■ **Recorded data**
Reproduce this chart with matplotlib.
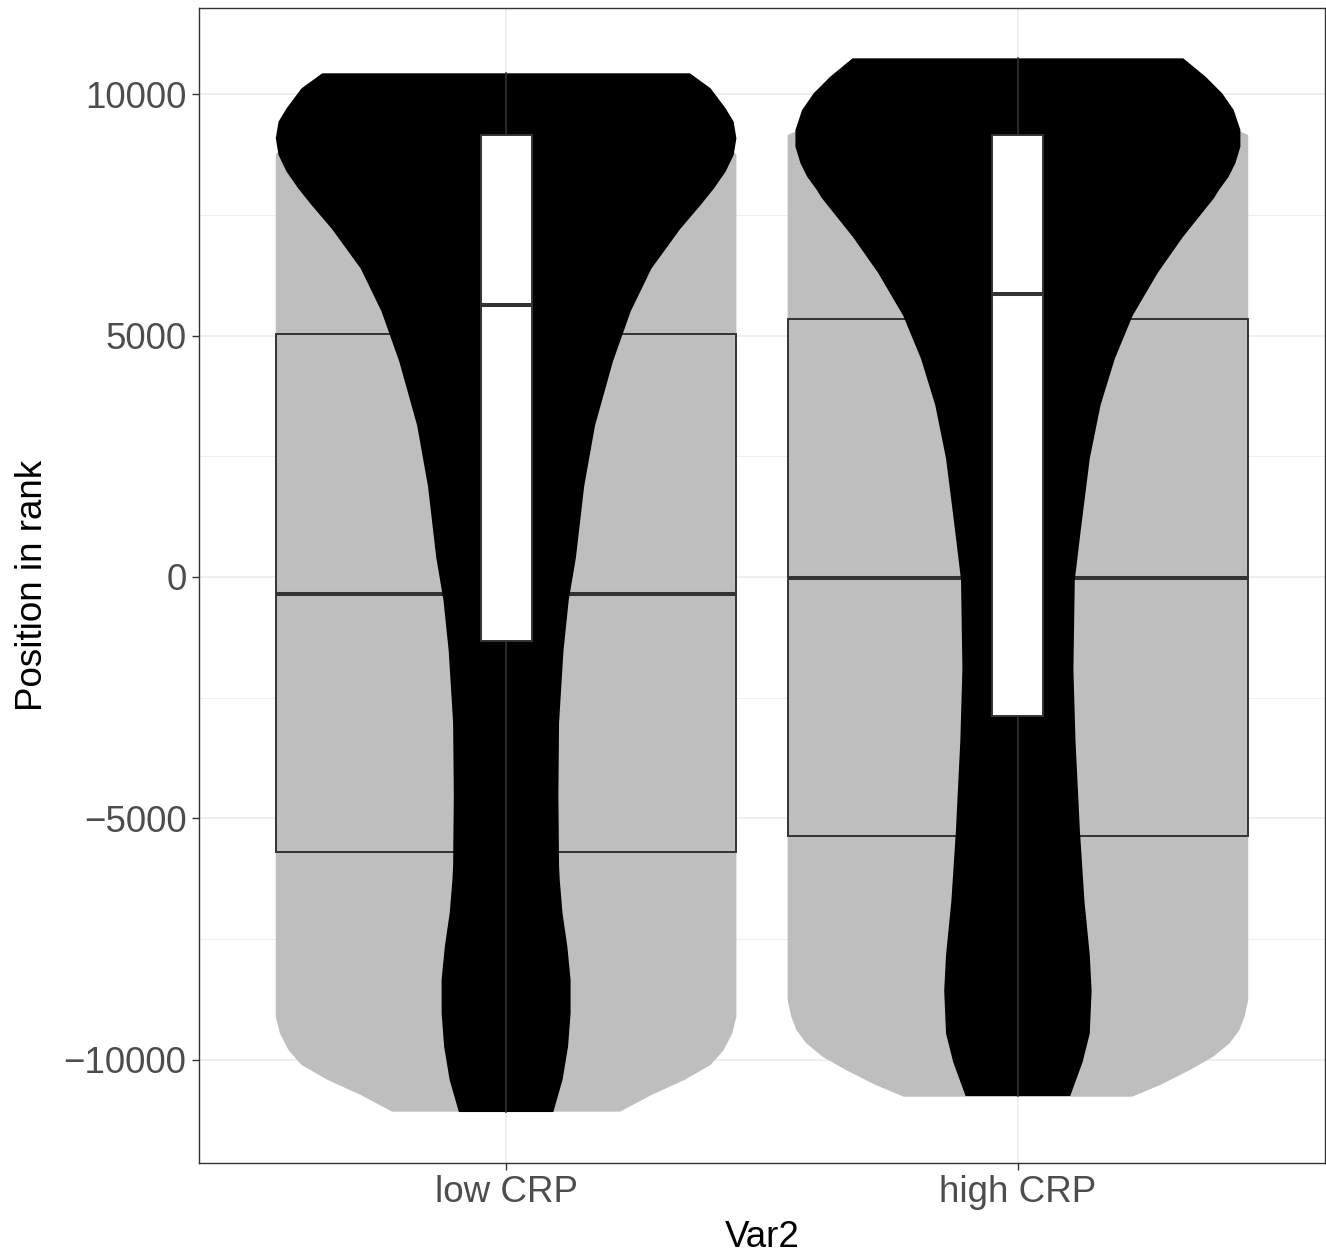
import numpy as np
import matplotlib
matplotlib.use("Agg")
import matplotlib.pyplot as plt
from matplotlib.ticker import FixedLocator

plt.rcParams['font.family'] = ['Liberation Sans', 'DejaVu Sans']

categories = ["low CRP", "high CRP"]

# grey (wide) violins: y levels and relative half width
grey_low_y = [9300, 9000, 8750, -9103, -9447, -9793, -10104, -10414, -10725, -11070]
grey_low_w = [0.60, 0.95, 1.00, 1.00, 0.982, 0.945, 0.888, 0.774, 0.631, 0.495]
grey_high_y = [9450, 9300, 9150, -8758, -9103, -9379, -9655, -9932, -10207, -10518, -10760]
grey_high_w = [0.60, 0.93, 1.00, 1.00, 0.984, 0.962, 0.919, 0.848, 0.747, 0.618, 0.496]

# black (narrow) violins
black_low_y = [10429, 10118, 9704, 9427, 9083, 8737, 8391, 8048, 7702, 7199, 6385,
               5499, 4464, 3133, 1876, 396, -476, -1540, -3020, -4499, -5977,
               -6274, -6963, -7653, -8344, -9034, -9724, -10414, -11078]
black_low_w = [0.798, 0.888, 0.953, 0.988, 1.0, 0.988, 0.953, 0.903, 0.845, 0.755, 0.631,
               0.541, 0.464, 0.386, 0.339, 0.303, 0.272, 0.249, 0.230, 0.227, 0.230,
               0.233, 0.245, 0.266, 0.280, 0.280, 0.269, 0.245, 0.205]
black_high_y = [10739, 10358, 10014, 9669, 9255, 8909, 8565, 8288, 8012, 7849, 7037,
                6296, 5410, 4522, 3561, 2452, 973, -62, -1911, -3389, -5238,
                -6716, -7826, -8565, -9453, -10043, -10747]
black_high_w = [0.718, 0.815, 0.887, 0.937, 0.966, 0.966, 0.944, 0.915, 0.873, 0.852, 0.716,
                0.607, 0.498, 0.421, 0.359, 0.312, 0.273, 0.247, 0.241, 0.250, 0.269,
                0.289, 0.312, 0.320, 0.312, 0.281, 0.227]

# grey boxplots (one per category)
grey_q1 = [-5696, -5370]
grey_med = [-343, -25]
grey_q3 = [5033, 5350]

# white boxplots
white_q1 = [-1333, -2886]
white_med = [5631, 5853]
white_q3 = [9160, 9160]
white_lo = [-11078, -10747]
white_hi = [10429, 10739]

GREY = "#BEBEBE"
LINE = "#333333"
HALF = 0.45


def violin(ax, x, ys, ws, color, z):
    ys = np.asarray(ys)
    ws = np.asarray(ws) * HALF
    ax.fill_betweenx(ys, x - ws, x + ws, facecolor=color, edgecolor='none',
                     linewidth=0, zorder=z)


def box(ax, x, q1, med, q3, width, fill, z):
    ax.add_patch(plt.Rectangle((x - width / 2, q1), width, q3 - q1, facecolor=fill,
                               edgecolor=LINE, linewidth=1.4, zorder=z))
    ax.plot([x - width / 2, x + width / 2], [med, med], color=LINE, lw=2.9,
            solid_capstyle='butt', zorder=z + 0.1)


fig = plt.figure(figsize=(13.26, 12.55), dpi=100)
ax = fig.add_axes([199 / 1326, 1 - 1163 / 1255, 1126 / 1326, 1155 / 1255])

xs = np.arange(1, len(categories) + 1)

violin(ax, xs[0], grey_low_y, grey_low_w, GREY, 2)
violin(ax, xs[1], grey_high_y, grey_high_w, GREY, 2)
for i, x in enumerate(xs):
    box(ax, x, grey_q1[i], grey_med[i], grey_q3[i], 0.9, GREY, 3)

violin(ax, xs[0], black_low_y, black_low_w, "black", 4)
violin(ax, xs[1], black_high_y, black_high_w, "black", 4)
for i, x in enumerate(xs):
    ax.plot([x, x], [white_q3[i], white_hi[i]], color=LINE, lw=1.2, zorder=5)
    ax.plot([x, x], [white_lo[i], white_q1[i]], color=LINE, lw=1.2, zorder=5)
    box(ax, x, white_q1[i], white_med[i], white_q3[i], 0.1, "white", 5)

ax.set_xlim(0.4, 2.6)
ax.set_ylim(-12133, 11781)
ax.set_xticks(xs)
ax.set_xticklabels(categories)
ax.set_yticks([-10000, -5000, 0, 5000, 10000])
ax.set_yticklabels(["\u221210000", "\u22125000", "0", "5000", "10000"])
ax.yaxis.set_minor_locator(FixedLocator([-7500, -2500, 2500, 7500]))

ax.set_axisbelow(True)
ax.grid(which='major', color="#EBEBEB", lw=1.1, zorder=0)
ax.grid(which='minor', axis='y', color="#EBEBEB", lw=0.6, zorder=0)
ax.tick_params(which='major', length=5, width=1.0, color=LINE,
               labelsize=26.5, labelcolor="#4D4D4D", pad=4)
ax.tick_params(which='minor', length=0)
for s in ax.spines.values():
    s.set_color(LINE)
    s.set_linewidth(1.0)

ax.set_xlabel("Var2", fontsize=26.5, color="black", labelpad=7)
ax.set_ylabel("Position in rank", fontsize=26.5, color="black", labelpad=10)

fig.savefig("out.png", dpi=100)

■ **Your instructions**
Would you set down the listing exactly, omitting pictures?

■ **Task output**
Reproduce this chart with matplotlib.
import numpy as np
import matplotlib
matplotlib.use("Agg")
import matplotlib.pyplot as plt
from matplotlib.ticker import FixedLocator

plt.rcParams['font.family'] = ['Liberation Sans', 'DejaVu Sans']

categories = ["low CRP", "high CRP"]

# grey (wide) violins: y levels and relative half width
grey_low_y = [9300, 9000, 8750, -9103, -9447, -9793, -10104, -10414, -10725, -11070]
grey_low_w = [0.60, 0.95, 1.00, 1.00, 0.982, 0.945, 0.888, 0.774, 0.631, 0.495]
grey_high_y = [9450, 9300, 9150, -8758, -9103, -9379, -9655, -9932, -10207, -10518, -10760]
grey_high_w = [0.60, 0.93, 1.00, 1.00, 0.984, 0.962, 0.919, 0.848, 0.747, 0.618, 0.496]

# black (narrow) violins
black_low_y = [10429, 10118, 9704, 9427, 9083, 8737, 8391, 8048, 7702, 7199, 6385,
               5499, 4464, 3133, 1876, 396, -476, -1540, -3020, -4499, -5977,
               -6274, -6963, -7653, -8344, -9034, -9724, -10414, -11078]
black_low_w = [0.798, 0.888, 0.953, 0.988, 1.0, 0.988, 0.953, 0.903, 0.845, 0.755, 0.631,
               0.541, 0.464, 0.386, 0.339, 0.303, 0.272, 0.249, 0.230, 0.227, 0.230,
               0.233, 0.245, 0.266, 0.280, 0.280, 0.269, 0.245, 0.205]
black_high_y = [10739, 10358, 10014, 9669, 9255, 8909, 8565, 8288, 8012, 7849, 7037,
                6296, 5410, 4522, 3561, 2452, 973, -62, -1911, -3389, -5238,
                -6716, -7826, -8565, -9453, -10043, -10747]
black_high_w = [0.718, 0.815, 0.887, 0.937, 0.966, 0.966, 0.944, 0.915, 0.873, 0.852, 0.716,
                0.607, 0.498, 0.421, 0.359, 0.312, 0.273, 0.247, 0.241, 0.250, 0.269,
                0.289, 0.312, 0.320, 0.312, 0.281, 0.227]

# grey boxplots (one per category)
grey_q1 = [-5696, -5370]
grey_med = [-343, -25]
grey_q3 = [5033, 5350]

# white boxplots
white_q1 = [-1333, -2886]
white_med = [5631, 5853]
white_q3 = [9160, 9160]
white_lo = [-11078, -10747]
white_hi = [10429, 10739]

GREY = "#BEBEBE"
LINE = "#333333"
HALF = 0.45


def violin(ax, x, ys, ws, color, z):
    ys = np.asarray(ys)
    ws = np.asarray(ws) * HALF
    ax.fill_betweenx(ys, x - ws, x + ws, facecolor=color, edgecolor='none',
                     linewidth=0, zorder=z)


def box(ax, x, q1, med, q3, width, fill, z):
    ax.add_patch(plt.Rectangle((x - width / 2, q1), width, q3 - q1, facecolor=fill,
                               edgecolor=LINE, linewidth=1.4, zorder=z))
    ax.plot([x - width / 2, x + width / 2], [med, med], color=LINE, lw=2.9,
            solid_capstyle='butt', zorder=z + 0.1)


fig = plt.figure(figsize=(13.26, 12.55), dpi=100)
ax = fig.add_axes([199 / 1326, 1 - 1163 / 1255, 1126 / 1326, 1155 / 1255])

xs = np.arange(1, len(categories) + 1)

violin(ax, xs[0], grey_low_y, grey_low_w, GREY, 2)
violin(ax, xs[1], grey_high_y, grey_high_w, GREY, 2)
for i, x in enumerate(xs):
    box(ax, x, grey_q1[i], grey_med[i], grey_q3[i], 0.9, GREY, 3)

violin(ax, xs[0], black_low_y, black_low_w, "black", 4)
violin(ax, xs[1], black_high_y, black_high_w, "black", 4)
for i, x in enumerate(xs):
    ax.plot([x, x], [white_q3[i], white_hi[i]], color=LINE, lw=1.2, zorder=5)
    ax.plot([x, x], [white_lo[i], white_q1[i]], color=LINE, lw=1.2, zorder=5)
    box(ax, x, white_q1[i], white_med[i], white_q3[i], 0.1, "white", 5)

ax.set_xlim(0.4, 2.6)
ax.set_ylim(-12133, 11781)
ax.set_xticks(xs)
ax.set_xticklabels(categories)
ax.set_yticks([-10000, -5000, 0, 5000, 10000])
ax.set_yticklabels(["\u221210000", "\u22125000", "0", "5000", "10000"])
ax.yaxis.set_minor_locator(FixedLocator([-7500, -2500, 2500, 7500]))

ax.set_axisbelow(True)
ax.grid(which='major', color="#EBEBEB", lw=1.1, zorder=0)
ax.grid(which='minor', axis='y', color="#EBEBEB", lw=0.6, zorder=0)
ax.tick_params(which='major', length=5, width=1.0, color=LINE,
               labelsize=26.5, labelcolor="#4D4D4D", pad=4)
ax.tick_params(which='minor', length=0)
for s in ax.spines.values():
    s.set_color(LINE)
    s.set_linewidth(1.0)

ax.set_xlabel("Var2", fontsize=26.5, color="black", labelpad=7)
ax.set_ylabel("Position in rank", fontsize=26.5, color="black", labelpad=10)

fig.savefig("out.png", dpi=100)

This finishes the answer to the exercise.